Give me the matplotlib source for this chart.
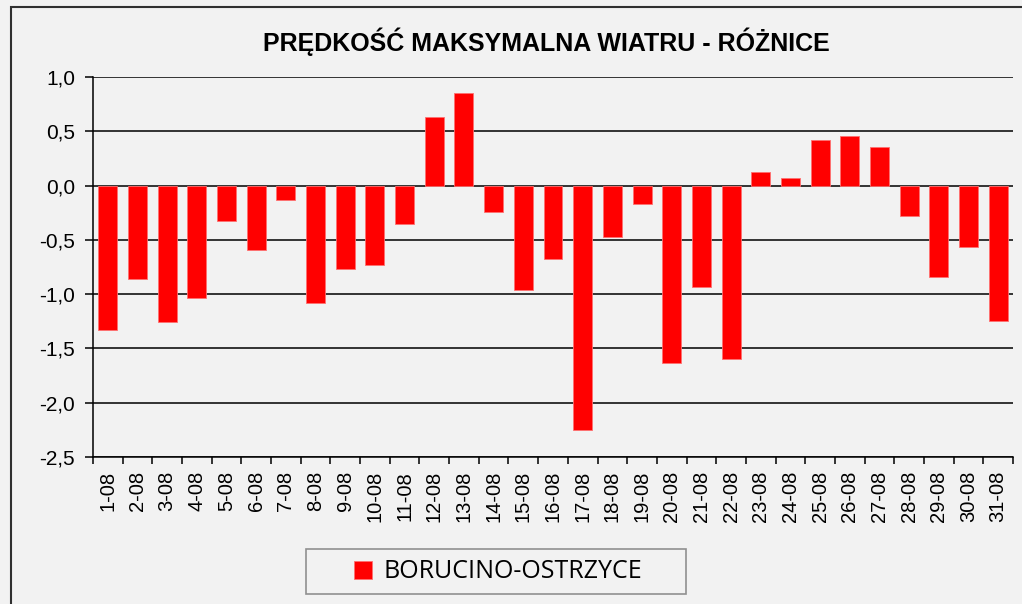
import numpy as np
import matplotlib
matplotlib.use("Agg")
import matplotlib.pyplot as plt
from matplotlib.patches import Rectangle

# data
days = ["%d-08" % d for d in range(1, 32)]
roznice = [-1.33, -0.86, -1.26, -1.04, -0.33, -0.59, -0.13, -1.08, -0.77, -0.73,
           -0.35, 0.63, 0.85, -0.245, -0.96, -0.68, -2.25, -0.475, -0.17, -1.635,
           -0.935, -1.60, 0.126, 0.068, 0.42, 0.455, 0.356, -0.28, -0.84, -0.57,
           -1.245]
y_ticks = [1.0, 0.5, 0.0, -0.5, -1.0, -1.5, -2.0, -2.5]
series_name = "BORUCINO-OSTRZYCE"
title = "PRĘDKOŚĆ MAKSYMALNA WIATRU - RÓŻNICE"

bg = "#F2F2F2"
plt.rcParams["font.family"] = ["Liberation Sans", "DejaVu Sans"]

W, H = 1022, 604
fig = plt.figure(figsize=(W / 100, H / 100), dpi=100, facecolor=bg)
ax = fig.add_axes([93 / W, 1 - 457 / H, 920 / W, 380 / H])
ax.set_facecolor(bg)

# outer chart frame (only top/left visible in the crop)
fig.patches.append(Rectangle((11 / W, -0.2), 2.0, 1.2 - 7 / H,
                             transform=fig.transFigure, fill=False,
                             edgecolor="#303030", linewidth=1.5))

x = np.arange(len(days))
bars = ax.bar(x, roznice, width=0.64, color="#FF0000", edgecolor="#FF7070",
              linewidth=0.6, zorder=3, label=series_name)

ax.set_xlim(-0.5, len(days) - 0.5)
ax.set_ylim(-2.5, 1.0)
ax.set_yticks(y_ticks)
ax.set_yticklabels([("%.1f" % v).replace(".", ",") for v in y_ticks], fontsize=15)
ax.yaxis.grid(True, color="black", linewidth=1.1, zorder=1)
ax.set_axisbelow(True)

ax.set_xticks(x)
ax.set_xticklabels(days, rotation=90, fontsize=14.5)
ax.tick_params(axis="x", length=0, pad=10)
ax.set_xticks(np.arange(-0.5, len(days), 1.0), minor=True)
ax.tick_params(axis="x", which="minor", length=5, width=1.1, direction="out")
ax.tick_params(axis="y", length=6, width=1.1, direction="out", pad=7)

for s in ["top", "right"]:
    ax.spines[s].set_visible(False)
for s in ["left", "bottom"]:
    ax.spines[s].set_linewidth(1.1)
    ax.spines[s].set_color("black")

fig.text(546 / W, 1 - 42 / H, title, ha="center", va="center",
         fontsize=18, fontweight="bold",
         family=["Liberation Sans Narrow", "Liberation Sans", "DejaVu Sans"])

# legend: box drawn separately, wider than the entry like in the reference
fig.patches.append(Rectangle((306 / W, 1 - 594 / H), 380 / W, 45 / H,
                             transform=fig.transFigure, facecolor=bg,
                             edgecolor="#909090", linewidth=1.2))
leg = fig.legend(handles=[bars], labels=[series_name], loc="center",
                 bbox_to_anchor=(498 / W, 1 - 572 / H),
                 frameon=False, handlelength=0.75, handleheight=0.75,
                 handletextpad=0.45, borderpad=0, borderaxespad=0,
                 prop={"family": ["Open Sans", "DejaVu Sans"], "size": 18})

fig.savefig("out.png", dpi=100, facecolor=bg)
★ ★ ★ ★ ★ ★ ★
## Work to be completed
Skip the pictures and restate exactly the lines from the beginning of the listing to the line with "from matplotlib.patches import Rectangle", that line included.

## Answer below
Give me the matplotlib source for this chart.
import numpy as np
import matplotlib
matplotlib.use("Agg")
import matplotlib.pyplot as plt
from matplotlib.patches import Rectangle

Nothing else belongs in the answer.